Phillip Abbosh, MD, PhD, Receives Award from AUA for Bladder Cancer Research

  • Phillip Abbosh, MD, PhD, assistant professor in the Molecular Therapeutics Program at Fox Chase Cancer Center and a graduate of Fox Chase’s Society of Urologic Oncology Fellowship Program, was presented with an award for his bladder cancer research at the Annual Meeting of the American Urological Association in Boston in May. Abbosh presented his research during the “Bladder Cancer: Basic Research and Pathophysiology IV” session, and won “Best Poster” out of the other 20 in the session.

    Abbosh presented a project demonstrating that response to neoadjuvant chemotherapy may involve the immune system in localized muscle-invasive bladder cancer patients. Dr.

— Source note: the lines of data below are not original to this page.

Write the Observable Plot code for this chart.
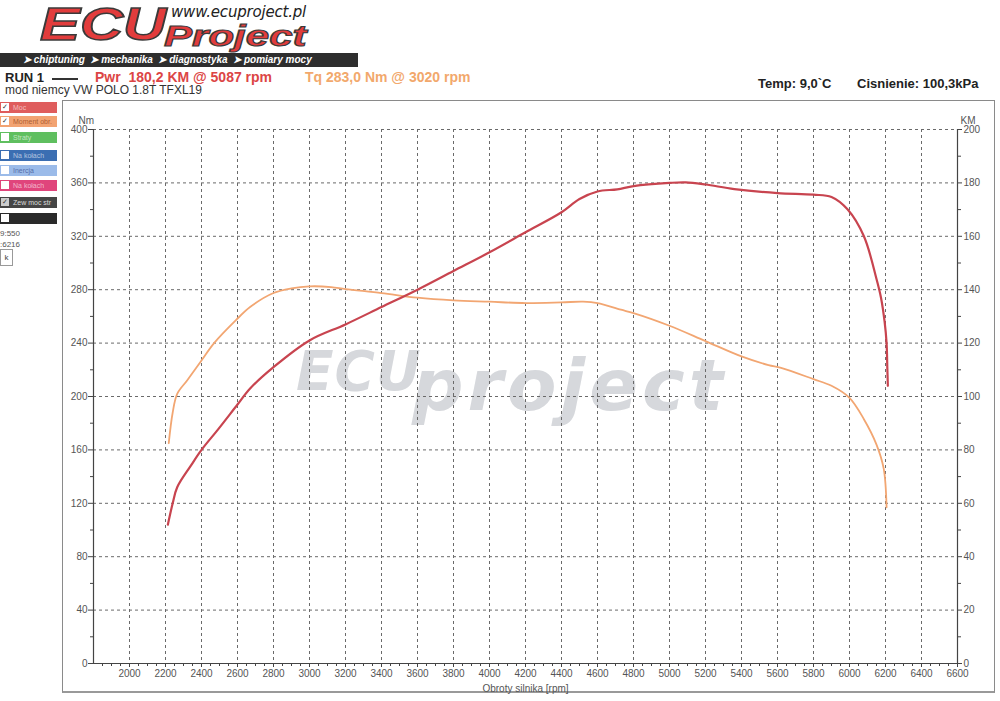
<!DOCTYPE html>
<html><head><meta charset="utf-8">
<script src="https://cdn.jsdelivr.net/npm/d3@7"></script>
<script src="https://cdn.jsdelivr.net/npm/@observablehq/plot@0.6"></script>
<style>
body{margin:0;width:1000px;height:701px;position:relative;background:#fff;font-family:"Liberation Sans",Arial,sans-serif;overflow:hidden}
.abs{position:absolute;white-space:pre}
.leg{position:absolute;left:0;width:57px;height:11px;font-size:7px;line-height:11px;color:rgba(255,255,255,0.6);white-space:nowrap;overflow:hidden}
.leg .cb{display:inline-block;width:8px;height:8px;margin:1px 4px 0 1px;background:#fff;vertical-align:top;font-size:7px;line-height:8px;color:#333;text-align:center}
</style></head><body>

<!-- logo -->
<div class="abs" style="left:40px;top:3px;font:italic 900 46px/42px 'Liberation Sans';color:#e23c3c;-webkit-text-stroke:1.5px #3a3a3a;transform:scaleX(1.3);transform-origin:left top">ECU</div>
<div class="abs" style="left:171px;top:6px;font:italic 15px/13px 'DejaVu Sans';color:#222;letter-spacing:-0.2px">www.ecuproject.pl</div>
<div class="abs" style="left:164px;top:23px;font:italic 900 29px/26px 'Liberation Sans';color:#e23c3c;-webkit-text-stroke:1.1px #3a3a3a;transform:scaleX(1.45);transform-origin:left top">Project</div>
<div class="abs" style="left:0;top:53px;width:358px;height:14px;background:#2e2e2e"></div>
<div class="abs" style="left:23px;top:54px;font:italic bold 10px/12px 'Liberation Sans';color:#fff">➤ chiptuning  ➤ mechanika  ➤ diagnostyka  ➤ pomiary mocy</div>

<!-- header texts -->
<div class="abs" style="left:5px;top:72px;font:bold 13px/11px 'Liberation Sans';color:#222">RUN 1</div>
<div class="abs" style="left:52px;top:78px;width:26px;height:2px;background:#333"></div>
<div class="abs" style="left:95px;top:71px;font:bold 14px/12px 'Liberation Sans';color:#dc4545">Pwr  180,2 KM @ 5087 rpm</div>
<div class="abs" style="left:305px;top:71px;font:bold 14px/12px 'Liberation Sans';color:#f2a86c">Tq 283,0 Nm @ 3020 rpm</div>
<div class="abs" style="left:5px;top:86px;font:12px/9px 'Liberation Sans';color:#333">mod niemcy VW POLO 1.8T TFXL19</div>
<div class="abs" style="left:758px;top:77px;font:bold 13px/13px 'Liberation Sans';color:#222">Temp: 9,0`C</div>
<div class="abs" style="left:857px;top:77px;font:bold 13px/13px 'Liberation Sans';color:#222">Cisnienie: 100,3kPa</div>

<!-- left legend panel -->
<div class="leg" style="top:102px;background:#df5d5d"><span class="cb">✓</span>Moc</div>
<div class="leg" style="top:116px;background:#f2a372;color:rgba(120,40,0,0.6)"><span class="cb">✓</span>Moment obr.</div>
<div class="leg" style="top:132px;background:#5fbf5f"><span class="cb"></span>Straty</div>
<div class="leg" style="top:150px;background:#3b6eb2"><span class="cb"></span>Na kołach</div>
<div class="leg" style="top:165px;background:#9bbbe9;color:rgba(30,50,120,0.6)"><span class="cb"></span>Inercja</div>
<div class="leg" style="top:180px;background:#e0457c"><span class="cb"></span>Na kołach</div>
<div class="leg" style="top:197px;background:#454545;color:rgba(255,255,255,0.8)"><span class="cb" style="background:#ccc">✓</span>Zew moc str</div>
<div class="leg" style="top:213px;background:#2a2a2a"><span class="cb"></span></div>
<div class="abs" style="left:0;top:229px;font:8px/9px 'Liberation Sans';color:#555">9:550</div>
<div class="abs" style="left:0;top:240px;font:8px/9px 'Liberation Sans';color:#555">:6216</div>
<div class="abs" style="left:0;top:249px;width:11px;height:15px;border:1px solid #999;font:8px/15px 'Liberation Sans';color:#444;text-align:center">k</div>

<!-- chart frame -->
<div class="abs" style="left:62px;top:100px;width:931px;height:590px;border:1px solid #8a8a8a;border-bottom:2px solid #999"></div>

<!-- watermark -->
<div class="abs" style="left:296px;top:344px;font:italic bold 55px/55px 'DejaVu Sans';color:#d6d8dc;letter-spacing:1px">ECU</div>
<div class="abs" style="left:412px;top:349px;font:italic bold 72px/72px 'DejaVu Sans';color:#d6d8dc;letter-spacing:4px">project</div>

<div id="chart" class="abs" style="left:0;top:100px"></div>

<script>
// Torque curve (Nm) vs engine speed (rpm)
const torqueRpm = [2218, 2240, 2265, 2320, 2400, 2470, 2590, 2670, 2800, 2900, 3000, 3120, 3200, 3400, 3600, 3800, 4000, 4200, 4400, 4520, 4600, 4730, 4800, 5000, 5200, 5400, 5550, 5620, 5800, 5900, 6000, 6080, 6150, 6190, 6206];
const torqueNm  = [165, 188, 202, 212, 227, 240, 257, 267, 277.5, 281, 282.5, 282, 280.5, 277.5, 274, 272, 271, 270, 270.5, 271, 270, 265, 262.5, 253, 241.5, 230, 223.5, 221.5, 213, 208, 199, 183, 164, 146, 117];

// Power curve (KM) vs engine speed (rpm)
const powerRpm = [2213, 2240, 2265, 2340, 2400, 2490, 2600, 2670, 2800, 3000, 3200, 3400, 3600, 3800, 4000, 4200, 4400, 4500, 4600, 4710, 4800, 5000, 5090, 5200, 5360, 5600, 5800, 5900, 5990, 6080, 6150, 6175, 6195, 6206, 6210, 6213];
const powerKm  = [52, 60, 66, 74, 80, 87.5, 97, 103, 111, 121, 127, 133.5, 140, 147, 154, 161.5, 169, 174, 176.8, 177.6, 178.8, 180, 180.2, 179.4, 177.7, 176.2, 175.6, 174.7, 170, 160, 144, 137, 128, 120, 111, 104];

// Axis ticks
const rpmTicks = d3.range(2000, 6601, 200);
const rpmMinor = d3.range(1850, 6600, 50).filter(d => d % 200 !== 0);
const nmTicks = d3.range(0, 401, 40);
const nmMinor = d3.range(20, 400, 40);
const kmPerNm = 0.5; // right axis: 200 KM at top = 400 Nm

const torque = torqueRpm.map((r, i) => ({rpm: r, v: torqueNm[i]}));
const power = powerRpm.map((r, i) => ({rpm: r, v: powerKm[i] / kmPerNm}));

const axisColor = "#444";
const chart = Plot.plot({
  width: 1000,
  height: 600,
  marginLeft: 93,
  marginRight: 43,
  marginTop: 29,
  marginBottom: 37,
  x: {domain: [1800, 6600], label: null},
  y: {domain: [0, 400], label: null},
  style: {fontFamily: "'Liberation Sans', Arial, sans-serif", fontSize: "10px", color: "#555", background: "transparent"},
  marks: [
    Plot.gridX(rpmTicks, {stroke: "#6a6a6a", strokeOpacity: 1, strokeDasharray: "3,3"}),
    Plot.gridY(nmTicks.filter(d => d > 0), {stroke: "#6a6a6a", strokeOpacity: 1, strokeDasharray: "3,3"}),
    Plot.ruleX([1800], {stroke: axisColor, strokeWidth: 1.2}),
    Plot.ruleX([6600], {stroke: axisColor, strokeWidth: 1.2}),
    Plot.ruleY([0], {stroke: axisColor, strokeWidth: 1.2}),
    Plot.axisY(nmTicks, {anchor: "left", tickSize: 5, tickPadding: 1, stroke: axisColor, fill: "#555", label: null}),
    Plot.axisY(nmMinor, {anchor: "left", tickSize: 3, tickFormat: () => "", stroke: axisColor, label: null}),
    Plot.axisY(nmTicks, {anchor: "right", tickSize: 4, tickPadding: 2, tickFormat: d => String(d * kmPerNm), stroke: axisColor, fill: "#555", label: null}),
    Plot.axisY(nmMinor, {anchor: "right", tickSize: 3, tickFormat: () => "", stroke: axisColor, label: null}),
    Plot.axisX(rpmTicks, {anchor: "bottom", tickSize: 4, tickPadding: 2, tickFormat: d => String(d), stroke: axisColor, fill: "#555",
      label: "Obroty silnika [rpm]", labelAnchor: "center", labelArrow: "none", labelOffset: 28}),
    Plot.axisX(rpmMinor, {anchor: "bottom", tickSize: 3, tickFormat: () => "", stroke: axisColor, label: null}),
    Plot.text(["Nm"], {frameAnchor: "top-left", dx: -15, dy: -13, fill: "#555", fontSize: 10}),
    Plot.text(["KM"], {frameAnchor: "top-right", dx: 18, dy: -13, fill: "#555", fontSize: 10}),
    Plot.line(torque, {x: "rpm", y: "v", stroke: "#f2a672", strokeWidth: 1.8, curve: "catmull-rom"}),
    Plot.line(power, {x: "rpm", y: "v", stroke: "#c8444f", strokeWidth: 2.2, curve: "catmull-rom"})
  ]
});
document.getElementById("chart").appendChild(chart);
</script>
</body></html>
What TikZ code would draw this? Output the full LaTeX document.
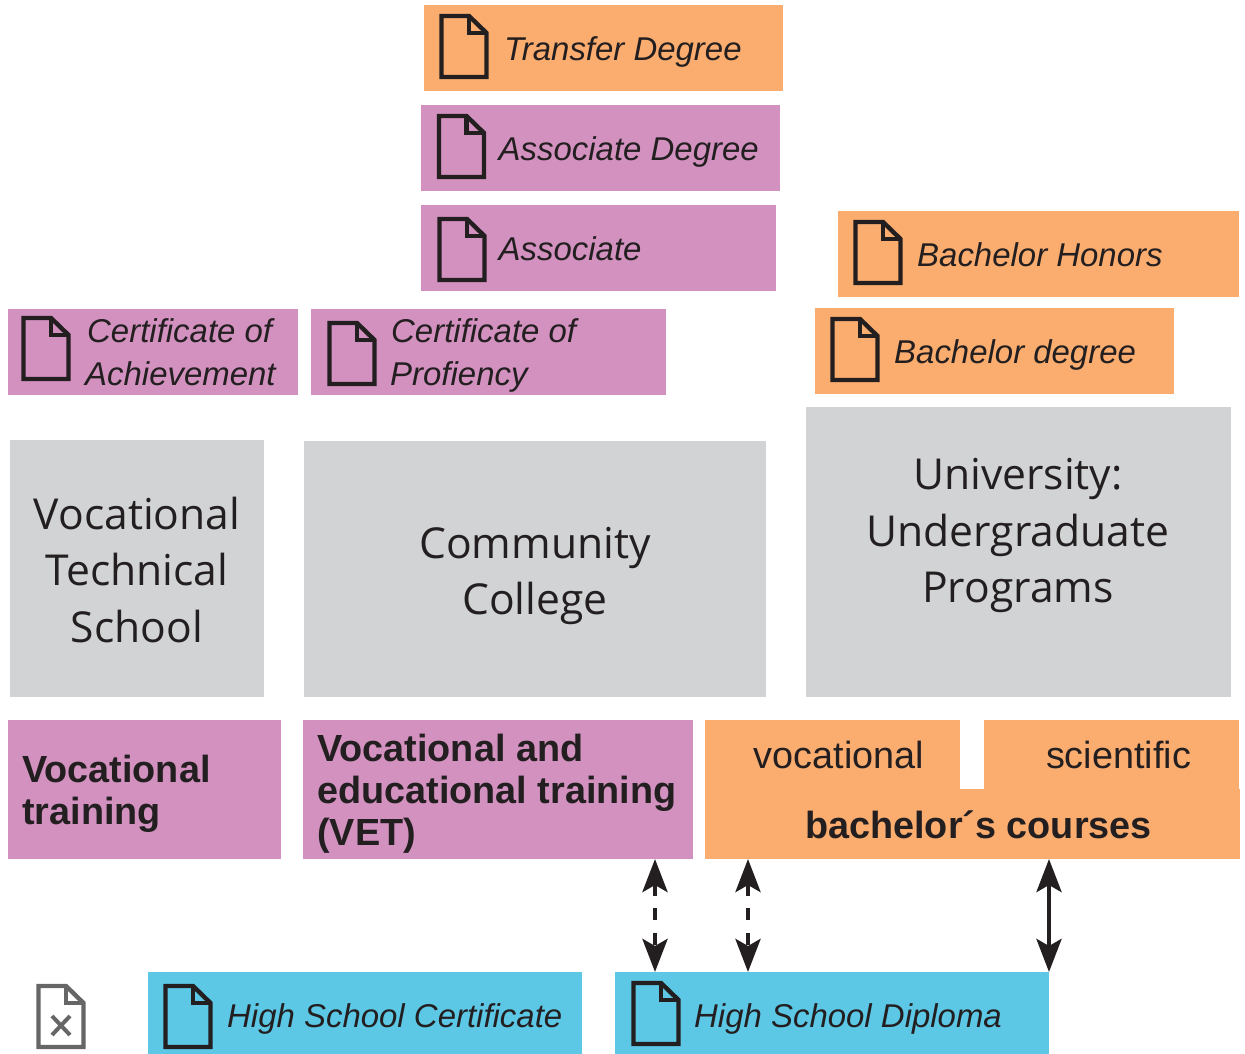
\documentclass[tikz,border=0pt]{standalone}
\usepackage{fontspec}
\setmainfont{Liberation Sans}
\newfontfamily\grayfont{Open Sans}
\usetikzlibrary{arrows.meta}
\definecolor{ora}{HTML}{FBAD6F}
\definecolor{pur}{HTML}{D291BF}
\definecolor{gry}{HTML}{D1D3D4}
\definecolor{blu}{HTML}{5CC8E6}
\definecolor{ink}{HTML}{231F20}
\definecolor{icongray}{HTML}{666666}
\newcommand{\tbox}[6]{\path (#2,#3) coordinate (#1nw) (#4,#5) coordinate (#1se);
  \node[boxnode,fill=#6,minimum width=#4pt-#2pt,minimum height=#5pt-#3pt] (#1) at ({(#2+#4)/2},{(#3+#5)/2}) {};}
\tikzset{
  x=1pt,y=-1pt,
  boxnode/.style={draw=none,inner sep=0,outer sep=0},
  ital/.style={anchor=base west,inner sep=0,text=ink,font=\fontsize{32.95}{43}\selectfont\itshape,align=left},
  boldt/.style={anchor=base west,inner sep=0,text=ink,font=\fontsize{37.8}{42.5}\selectfont\bfseries,align=left},
  plaint/.style={anchor=base,inner sep=0,text=ink,font=\fontsize{37.8}{42}\selectfont},
  grayt/.style={anchor=center,inner sep=0,text=ink,align=center,font=\fontsize{42.6}{56.2}\selectfont\grayfont},
  dbl/.style={line width=4.6pt,draw=ink,{Stealth[length=33pt,width=25pt,inset=7pt,fill=ink]}-{Stealth[length=33pt,width=25pt,inset=7pt,fill=ink]}},
  dashline/.style={dash pattern=on 12pt off 12.5pt},
  pics/docicon/.style={code={
    \draw[draw=#1,line width=4.4pt,miter limit=10,line join=miter] (2.5,2) -- (30,2) -- (47.5,19) -- (47.5,63) -- (2.5,63) -- cycle;
    \draw[draw=#1,line width=4.4pt,line join=miter] (30,2) -- (30,19) -- (47.5,19);
  }},
}
\begin{document}
\begin{tikzpicture}
\useasboundingbox (0,0) rectangle (1245,1054);
\tbox{transfer}{424}{5}{783}{91}{ora}
\tbox{assocdeg}{421}{105}{780}{191}{pur}
\tbox{assoc}{421}{205}{776}{291}{pur}
\tbox{bachon}{838}{211}{1239}{297}{ora}
\tbox{bachdeg}{815}{308}{1174}{394}{ora}
\tbox{certach}{8}{309}{298}{395}{pur}
\tbox{certprof}{311}{309}{666}{395}{pur}
\tbox{vts}{10}{440}{264}{697}{gry}
\tbox{cc}{304}{441}{766}{697}{gry}
\tbox{univ}{806}{407}{1231}{697}{gry}
\tbox{vt}{8}{720}{281}{859}{pur}
\tbox{vet}{303}{720}{693}{859}{pur}
\tbox{voc}{705}{720}{960}{790}{ora}
\tbox{sci}{984}{720}{1239}{790}{ora}
\tbox{bach}{705}{789}{1240}{859}{ora}
\tbox{hsc}{148}{972}{582}{1054}{blu}
\tbox{hsd}{615}{972}{1049}{1054}{blu}

\pic at (439,14) {docicon=ink};
\pic at (436.5,114) {docicon=ink};
\pic at (437,217) {docicon=ink};
\pic at (853,220) {docicon=ink};
\pic at (830,317) {docicon=ink};
\pic at (21,316) {docicon=ink};
\pic at (327,321) {docicon=ink};
\pic at (163,984) {docicon=ink};
\pic at (631,981) {docicon=ink};
\pic at (36,984) {docicon=icongray};
\draw[draw=icongray,line width=4pt] (52,1016) -- (70,1035) (70,1016) -- (52,1035);

\node[ital] (t1) at (504,60.5) {Transfer Degree};
\node[ital] (t2) at (498.5,160.5) {Associate Degree};
\node[ital] (t3) at (498.5,260.5) {Associate};
\node[ital] (t4) at (917,266) {Bachelor Honors};
\node[ital] (t5) at (894,363) {Bachelor degree};
\node[ital] (t6a) at (87,342) {Certificate of};
\node[ital] (t6b) at (85,385) {Achievement};
\node[ital] (t7a) at (391,342) {Certificate of};
\node[ital] (t7b) at (390,385) {Profiency};
\node[ital] (t8) at (227,1027) {High School Certificate};
\node[ital] (t9) at (694,1027) {High School Diploma};

\node[grayt] (g1) at (137,570) {Vocational\\Technical\\School};
\node[grayt] (g2) at (535,576) {Community\\College};
\node[grayt] (g3) at (1018,535.5) {University:\\Undergraduate\\Programs};

\node[boldt] (b1a) at (22,782) {Vocational};
\node[boldt] (b1b) at (22,824.5) {training};
\node[boldt] (b2a) at (317,761) {Vocational and};
\node[boldt] (b2b) at (317,803) {educational training};
\node[boldt] (b2c) at (317,845.5) {(VET)};
\node[plaint] (p1) at (839,768) {vocational};
\node[plaint] (p2) at (1118.5,768) {scientific};
\node[boldt,anchor=base] (b3) at (978.5,838) {bachelor´s courses};

\coordinate (a1) at (655,900);
\coordinate (a2) at (748,900);
\coordinate (a3) at (1049,900);
\draw[dbl,dashline] (vet.south -| a1) -- (hsd.north -| a1);
\draw[dbl,dashline] (bach.south -| a2) -- (hsd.north -| a2);
\draw[dbl] (bach.south -| a3) -- (hsd.north -| a3);
\end{tikzpicture}
\end{document}
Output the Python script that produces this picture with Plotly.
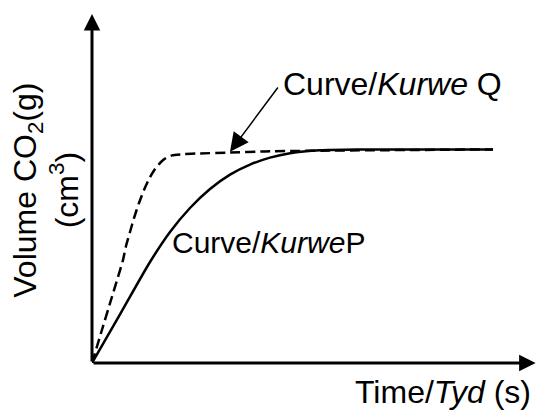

Abbosh led a research team from Fox Chase and collaborating institutions searching for evidence that chemotherapy may activate the immune system to eradicate bladder cancer.

    “Tumor immunology is a field with intense interest currently because of dramatic responses seen with new drugs that rev up the immune system,” Abbosh explained. “We are finding that maybe boring old chemotherapy is doing the same thing, making us see those drugs in a new light. It’s been a lot of fun because in order for the project to work we have to get help from a lot of different collaborators, and everyone was so willing to pitch in and help.  It makes discovery a lot easier.”

    Abbosh and team performed whole exome sequencing and gene expression analyses on tumors from patients in two independent cohorts who underwent cisplatin-based neoadjuvant chemotherapy to arrive at these conclusions.

    “Chemotherapy works by damaging cancer cells, but it may also enable the immune system to recognize and destroy cancer cells,” Abbosh said. “Patients whose tumors completely responded to pre-surgical chemotherapy had higher levels of killer T cells and a higher number of mutations that may have been recognized by those killer T cells as foreign or non-self.”

    The team is now working on subsequent studies to find more definitive evidence that chemotherapy causes the immune system to recognize and destroy bladder cancers. These findings may eventually make it possible to develop better combined immunotherapy/chemotherapy treatment regimens.